Terra para estrangeiros – a insegurança jurídica persiste
A demora em uma orientação precisa do governo sobre o tema de aquisição e propriedade de terras por estrangeiros continua a causar danos ao agronegócio. As restrições impostas aos estrangeiros para a compra de terras no Brasil estão tendo consequências várias na liberação de crédito para atividades rurais. Desde agosto de 2010, quando o parecer da AGU tornou-se “lei”, bancos estrangeiros e tradings multinacionais estão muito mais cautelosos neste tipo de operação pelo grau de insegurança das garantias dadas em terras.
Explica-se: até então as instituições de financiamento aceitavam as terras como garantia dos seus empréstimos. Mas com a nova legislação pode haver problemas para transferir esses imóveis em caso de execução do título, uma hipoteca como exemplo. O problema teve início no ano passado quando o governo decidiu limitar a compra de imóveis por estrangeiros por conta de suposto interesse de fundos soberanos internacionais na compra de grandes extensões de terras no Brasil. O então Presidente Lula aprovou um parecer da Advocacia Geral da União (AGU) destacando que qualquer empresa de capital externo tem de obter autorização do Instituto Nacional de Colonização e Reforma Agrária (Incra) ou do Congresso para concluir a negociação, dentro de situações específicas.
Há um consenso de que o Brasil tem legitimidade para restringir a compra de terras por estrangeiros, especialmente se houver evidências de que o negócio é especulativo. O que não está claro é como devem ser aplicadas as regras, face às dificuldades encontradas em um país de tão vasta extensão territorial. Desde a entrada em vigor, as regras já atrapalharam inúmeras transações de compra e venda de terras, com muitos investidores temendo fazer aquisições que possam vir a ser anuladas (isto se conseguirem o registro necessário).

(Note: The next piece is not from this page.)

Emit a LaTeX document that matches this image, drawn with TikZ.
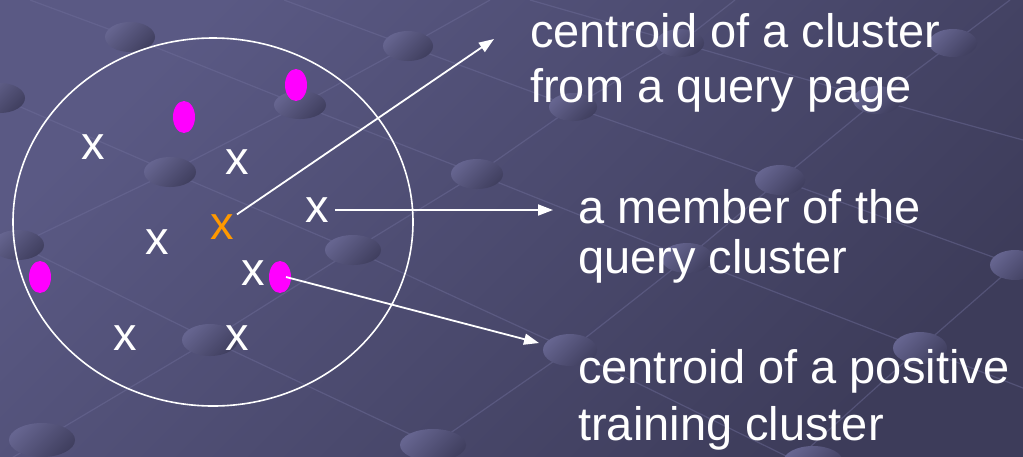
\documentclass[tikz,border=0pt]{standalone}
\usepackage{fontspec}
\setmainfont{Liberation Sans}
\usetikzlibrary{arrows.meta,shapes.geometric}
\definecolor{bgA}{RGB}{90,89,132}
\definecolor{bgB}{RGB}{61,60,90}
\definecolor{dotA}{RGB}{102,101,144}
\definecolor{dotB}{RGB}{64,63,95}
\definecolor{gridc}{RGB}{112,111,155}
\definecolor{orangex}{RGB}{255,153,0}
\definecolor{pinkdot}{RGB}{255,0,255}
\begin{document}
\begin{tikzpicture}[x=1pt,y=-1pt,
  lbl/.style={text=white,font=\fontsize{47}{55}\selectfont,inner sep=0pt,anchor=base west,align=left},
  member/.style={text=white,font=\fontsize{47}{55}\selectfont,inner sep=0pt},
  centre/.style={member,text=orangex},
  posdot/.style={ellipse,fill=pinkdot,minimum width=22pt,minimum height=32pt,inner sep=0pt},
  arr/.style={draw=white,line width=1.8pt,-{Triangle[length=15pt,width=11pt]}},
  gridline/.style={draw=gridc,line width=1.2pt,opacity=0.45},
  bgdot/.style={top color=dotA,bottom color=dotB,shading angle=45}
]
\useasboundingbox (0,0) rectangle (1023,456);
\shade[top color=bgA,bottom color=bgB,shading angle=45] (0,0) rectangle (1023,456);
% background perspective grid
\draw[gridline] (30,0)--(130,37)--(300,105)--(477,174)--(687,258)--(920,348)--(1023,388);
\draw[gridline] (0,98)--(170,172)--(353,250)--(570,350)--(786,456);
\draw[gridline] (0,236)--(18,245)--(210,340)--(433,445)--(455,456);
\draw[gridline] (284,0)--(408,46)--(573,107)--(780,180)--(1015,265)--(1023,268);
\draw[gridline] (530,0)--(680,43)--(877,100)--(1023,140);
\draw[gridline] (0,254)--(18,245)--(170,172)--(300,105)--(408,46)--(490,0);
\draw[gridline] (0,465)--(42,440)--(210,340)--(353,250)--(477,174)--(573,107)--(680,43)--(735,0);
\draw[gridline] (420,456)--(433,445)--(570,350)--(687,258)--(780,180)--(877,100)--(953,43)--(1010,0);
\draw[gridline] (800,456)--(920,348)--(1015,265)--(1023,258);
\foreach \x/\y/\w/\h in {130/37/25/15, 408/46/25/15, 0/98/25/15, 300/105/26/14, 170/172/26/15,
  477/174/26/15, 18/245/26/15, 353/250/28/15, 210/340/28/16, 42/440/33/17, 433/445/33/16,
  680/43/24/14, 953/43/24/14, 573/107/24/14, 877/100/24/14, 780/180/25/15, 687/258/26/15,
  570/350/27/16, 920/348/27/16, 1015/265/25/15, 813/462/30/16}
  \shade[bgdot] (\x,\y) ellipse [x radius=\w pt, y radius=\h pt];
% cluster boundary
\draw[white,line width=1.6pt] (213,222) ellipse [x radius=200pt, y radius=184pt];
% members
\node[member] (m1) at (93,147) {x};
\node[member] (m2) at (237,162) {x};
\node[member] (m3) at (317,210) {x};
\node[member] (m4) at (157,242) {x};
\node[member] (m5) at (253,273) {x};
\node[member] (m6) at (125,338) {x};
\node[member] (m7) at (237,338) {x};
\node[centre] (c) at (222,227) {x};
% positive training centroids
\node[posdot] (p1) at (296,85) {};
\node[posdot] (p2) at (184,117) {};
\node[posdot] (p3) at (40,277) {};
\node[posdot] (p4) at (280,277) {};
% labels (base anchor = baseline of last line)
\node[lbl] (t1) at (530,102) {centroid of a cluster\\from a query page};
\node[lbl] (t2) at (578,273) {a member of the\\[-5pt]query cluster};
\node[lbl] (t3) at (578,440) {centroid of a positive\\[2pt]training cluster};
% arrow ends
\coordinate (e1) at (494,39);
\coordinate (e2) at (553,210);
\coordinate (e3) at (539,343);
\draw[arr] ([xshift=3pt]c.north east) -- (e1);
\draw[arr] ([xshift=6pt]m3.east) -- (e2);
\draw[arr] ([xshift=6pt]p4.center) -- (e3);
\end{tikzpicture}
\end{document}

A imprecisão já começa em Brasilia. O Instituto Nacional de Colonização e Reforma Agrária (Incra) diz que dos 851 milhões de hectares do Brasil, cerca de 4,5 milhões de hectares estão nas mãos de estrangeiros. Mas este número não tem qualquer credibilidade em função dos controles precários que o Incra e o governo em geral tem em mãos.
Temendo serem punidos por algum erro no processo de registro, nos principais estados onde ainda há muita terra agricultável a ser negociada, os cartórios não estão fazendo nenhuma escritura de aquisição por empresas que tenham sócios estrangeiros, mesmo que minoritários. Para redigir este texto consultamos vários cartórios de notas e de registro de imóveis em Mato Grosso, Goiás e Mato Grosso do Sul. Todos conhecem a legislação mas, pasmem os leitores, nenhum deles diz ter passado sequer uma escritura ou feito um registro de negócios com estrangeiros, desde que a legislação foi imposta.